Francis Alÿs: Sandlines Debut at Sundance, and Art Icon Award

A photo of Francis Alÿs. Photo by Jiang Wenyi.

January 2020

December 17, 2019

Francis Alÿs will debut his new film Sandlines (2018) in the “New Frontiers" category at this year’s Sundance Film Festival in Utah. Filmed during multiple trips over the past few years, the work is part of a larger body of work focused on Iraq, the beginnings of which were first exhibited at the Iraqi Pavilion during the 2017 Venice Biennale.

January 23–February 2, 2020 
Park City, Utah

On January 21, Alÿs will receive the Art Icon Award at an evening event hosted by Whitechapel Gallery Director Iwona Blazwick, OBE, and Swarovski Executive Board member Nadja Swarovski. Launched in 2014, the award is supported by Swarovski, and celebrates the work of an artist who has made a profound contribution to a particular medium, influencing their own and subsequent generations of artists.

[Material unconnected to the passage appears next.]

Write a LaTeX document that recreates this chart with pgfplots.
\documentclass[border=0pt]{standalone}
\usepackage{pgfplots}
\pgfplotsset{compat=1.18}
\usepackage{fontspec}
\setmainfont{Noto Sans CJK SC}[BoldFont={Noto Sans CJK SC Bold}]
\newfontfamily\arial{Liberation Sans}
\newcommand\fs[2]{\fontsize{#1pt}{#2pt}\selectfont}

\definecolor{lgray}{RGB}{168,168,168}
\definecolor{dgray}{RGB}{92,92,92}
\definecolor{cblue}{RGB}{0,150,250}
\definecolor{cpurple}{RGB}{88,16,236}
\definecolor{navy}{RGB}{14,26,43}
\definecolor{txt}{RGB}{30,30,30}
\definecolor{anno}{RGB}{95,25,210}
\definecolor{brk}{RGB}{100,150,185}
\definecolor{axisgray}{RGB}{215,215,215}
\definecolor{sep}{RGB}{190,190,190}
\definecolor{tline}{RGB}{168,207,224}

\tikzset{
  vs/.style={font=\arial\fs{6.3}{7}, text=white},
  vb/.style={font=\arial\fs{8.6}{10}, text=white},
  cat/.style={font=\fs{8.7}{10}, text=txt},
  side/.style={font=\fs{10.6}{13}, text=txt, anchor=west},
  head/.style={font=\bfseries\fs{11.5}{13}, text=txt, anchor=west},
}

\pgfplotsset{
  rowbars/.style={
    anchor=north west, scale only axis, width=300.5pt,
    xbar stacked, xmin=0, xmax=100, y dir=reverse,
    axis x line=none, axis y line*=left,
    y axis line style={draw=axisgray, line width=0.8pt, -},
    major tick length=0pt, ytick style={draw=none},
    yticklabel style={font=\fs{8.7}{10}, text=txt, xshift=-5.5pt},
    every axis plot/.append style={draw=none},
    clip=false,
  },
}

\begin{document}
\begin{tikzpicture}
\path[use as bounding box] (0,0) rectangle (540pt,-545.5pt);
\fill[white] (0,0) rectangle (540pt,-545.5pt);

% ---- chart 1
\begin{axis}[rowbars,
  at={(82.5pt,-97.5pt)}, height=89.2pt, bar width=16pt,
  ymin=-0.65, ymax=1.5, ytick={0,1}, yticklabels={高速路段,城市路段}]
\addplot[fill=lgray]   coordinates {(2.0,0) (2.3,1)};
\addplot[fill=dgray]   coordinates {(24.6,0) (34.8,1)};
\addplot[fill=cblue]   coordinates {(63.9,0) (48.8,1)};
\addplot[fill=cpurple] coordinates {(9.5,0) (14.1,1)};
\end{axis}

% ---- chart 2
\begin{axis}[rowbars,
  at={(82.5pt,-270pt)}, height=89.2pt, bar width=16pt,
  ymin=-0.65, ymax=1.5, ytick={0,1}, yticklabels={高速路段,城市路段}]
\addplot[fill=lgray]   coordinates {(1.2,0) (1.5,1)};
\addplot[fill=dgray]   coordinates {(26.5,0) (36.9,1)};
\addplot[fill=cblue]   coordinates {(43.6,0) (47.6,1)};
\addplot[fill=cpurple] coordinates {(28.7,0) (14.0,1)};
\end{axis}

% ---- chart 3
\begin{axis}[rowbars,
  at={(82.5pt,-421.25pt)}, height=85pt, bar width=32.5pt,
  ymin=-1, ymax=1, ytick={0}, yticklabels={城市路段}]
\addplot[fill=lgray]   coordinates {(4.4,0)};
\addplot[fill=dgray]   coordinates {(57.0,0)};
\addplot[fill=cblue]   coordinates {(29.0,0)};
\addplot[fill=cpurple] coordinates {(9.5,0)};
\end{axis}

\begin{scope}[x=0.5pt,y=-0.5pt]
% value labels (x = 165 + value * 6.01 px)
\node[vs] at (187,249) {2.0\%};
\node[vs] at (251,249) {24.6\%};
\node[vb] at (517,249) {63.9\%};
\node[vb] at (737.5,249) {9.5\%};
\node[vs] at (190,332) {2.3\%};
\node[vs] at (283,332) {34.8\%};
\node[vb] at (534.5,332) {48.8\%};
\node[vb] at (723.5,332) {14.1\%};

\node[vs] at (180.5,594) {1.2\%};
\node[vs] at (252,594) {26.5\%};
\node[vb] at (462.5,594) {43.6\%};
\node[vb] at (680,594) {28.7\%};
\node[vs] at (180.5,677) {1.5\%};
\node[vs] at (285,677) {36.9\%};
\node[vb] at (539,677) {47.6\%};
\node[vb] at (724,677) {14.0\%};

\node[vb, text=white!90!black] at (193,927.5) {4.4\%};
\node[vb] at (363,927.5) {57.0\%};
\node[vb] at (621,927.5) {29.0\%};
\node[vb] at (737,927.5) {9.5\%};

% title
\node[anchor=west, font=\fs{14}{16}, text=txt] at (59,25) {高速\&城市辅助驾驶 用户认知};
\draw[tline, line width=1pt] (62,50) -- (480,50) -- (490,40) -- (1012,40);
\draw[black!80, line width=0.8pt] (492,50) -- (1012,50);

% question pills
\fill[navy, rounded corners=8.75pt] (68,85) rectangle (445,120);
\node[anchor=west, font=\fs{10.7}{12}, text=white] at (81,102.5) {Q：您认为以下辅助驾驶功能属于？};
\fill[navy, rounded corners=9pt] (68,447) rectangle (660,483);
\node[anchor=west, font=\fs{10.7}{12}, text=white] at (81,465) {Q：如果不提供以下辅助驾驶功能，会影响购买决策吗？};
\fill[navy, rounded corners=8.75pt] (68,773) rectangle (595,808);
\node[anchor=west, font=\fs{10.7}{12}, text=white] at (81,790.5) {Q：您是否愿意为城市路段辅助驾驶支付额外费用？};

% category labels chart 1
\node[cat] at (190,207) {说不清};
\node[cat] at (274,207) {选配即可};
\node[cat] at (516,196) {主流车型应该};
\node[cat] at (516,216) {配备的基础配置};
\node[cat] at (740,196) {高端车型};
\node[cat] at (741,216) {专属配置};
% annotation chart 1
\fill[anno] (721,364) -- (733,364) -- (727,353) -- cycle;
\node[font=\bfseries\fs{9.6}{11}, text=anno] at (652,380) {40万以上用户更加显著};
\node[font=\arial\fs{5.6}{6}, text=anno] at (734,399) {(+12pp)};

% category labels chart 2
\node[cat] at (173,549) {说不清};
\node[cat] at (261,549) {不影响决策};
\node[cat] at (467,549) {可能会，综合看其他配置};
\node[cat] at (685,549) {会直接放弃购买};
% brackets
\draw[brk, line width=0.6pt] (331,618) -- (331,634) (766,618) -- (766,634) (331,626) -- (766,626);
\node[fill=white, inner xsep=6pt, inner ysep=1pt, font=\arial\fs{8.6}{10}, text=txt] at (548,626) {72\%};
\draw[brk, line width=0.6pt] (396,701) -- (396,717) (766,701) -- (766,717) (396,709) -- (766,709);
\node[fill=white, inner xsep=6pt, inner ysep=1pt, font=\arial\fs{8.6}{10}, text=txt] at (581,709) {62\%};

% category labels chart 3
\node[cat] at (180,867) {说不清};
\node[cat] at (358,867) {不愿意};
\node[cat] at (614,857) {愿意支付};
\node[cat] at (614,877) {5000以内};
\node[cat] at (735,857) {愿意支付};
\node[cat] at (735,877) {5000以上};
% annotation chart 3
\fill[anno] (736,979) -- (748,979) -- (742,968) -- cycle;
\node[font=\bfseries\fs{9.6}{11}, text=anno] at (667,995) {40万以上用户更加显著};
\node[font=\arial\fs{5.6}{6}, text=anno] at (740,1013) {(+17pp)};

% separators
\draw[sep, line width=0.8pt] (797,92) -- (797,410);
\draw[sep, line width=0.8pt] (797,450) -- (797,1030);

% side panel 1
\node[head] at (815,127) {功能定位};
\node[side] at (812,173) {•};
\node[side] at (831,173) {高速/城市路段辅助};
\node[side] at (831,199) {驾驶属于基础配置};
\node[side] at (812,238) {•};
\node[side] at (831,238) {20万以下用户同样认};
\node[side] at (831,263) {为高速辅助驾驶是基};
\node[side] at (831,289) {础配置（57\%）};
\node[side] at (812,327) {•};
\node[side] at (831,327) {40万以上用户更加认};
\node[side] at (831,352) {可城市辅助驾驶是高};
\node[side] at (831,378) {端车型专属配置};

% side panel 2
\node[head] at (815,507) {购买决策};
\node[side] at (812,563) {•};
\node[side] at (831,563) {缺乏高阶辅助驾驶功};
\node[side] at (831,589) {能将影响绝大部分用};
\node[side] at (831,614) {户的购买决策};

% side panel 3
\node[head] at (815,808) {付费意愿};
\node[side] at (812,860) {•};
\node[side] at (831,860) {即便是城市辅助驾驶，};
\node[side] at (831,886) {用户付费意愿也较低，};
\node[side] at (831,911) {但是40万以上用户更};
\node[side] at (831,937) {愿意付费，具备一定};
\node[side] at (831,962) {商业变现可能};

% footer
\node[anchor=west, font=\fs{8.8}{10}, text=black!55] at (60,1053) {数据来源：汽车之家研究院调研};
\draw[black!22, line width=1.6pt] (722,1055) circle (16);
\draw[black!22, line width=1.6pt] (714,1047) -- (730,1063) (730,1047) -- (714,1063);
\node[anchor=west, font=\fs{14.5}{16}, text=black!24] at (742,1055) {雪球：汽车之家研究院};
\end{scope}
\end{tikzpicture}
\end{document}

Born in 1959 in Antwerp, Alÿs directs his distinct poetic sensibility toward anthropological and geopolitical concerns; these in turn center around observations of, and engagements with, everyday life, which the artist has described as “a sort of discursive argument composed of episodes, metaphors, or parables.” His multifaceted projects including public actions, installations, video, paintings, and drawings­ have involved traveling the longest possible route between locations in Mexico and the United States; pushing a melting block of ice through city streets; commissioning sign painters to copy his paintings; filming his efforts to enter the center of a tornado; carrying a leaking can of paint along the contested Israel/Palestine border; and equipping hundreds of volunteers to move a colossal sand dune ten centimeters.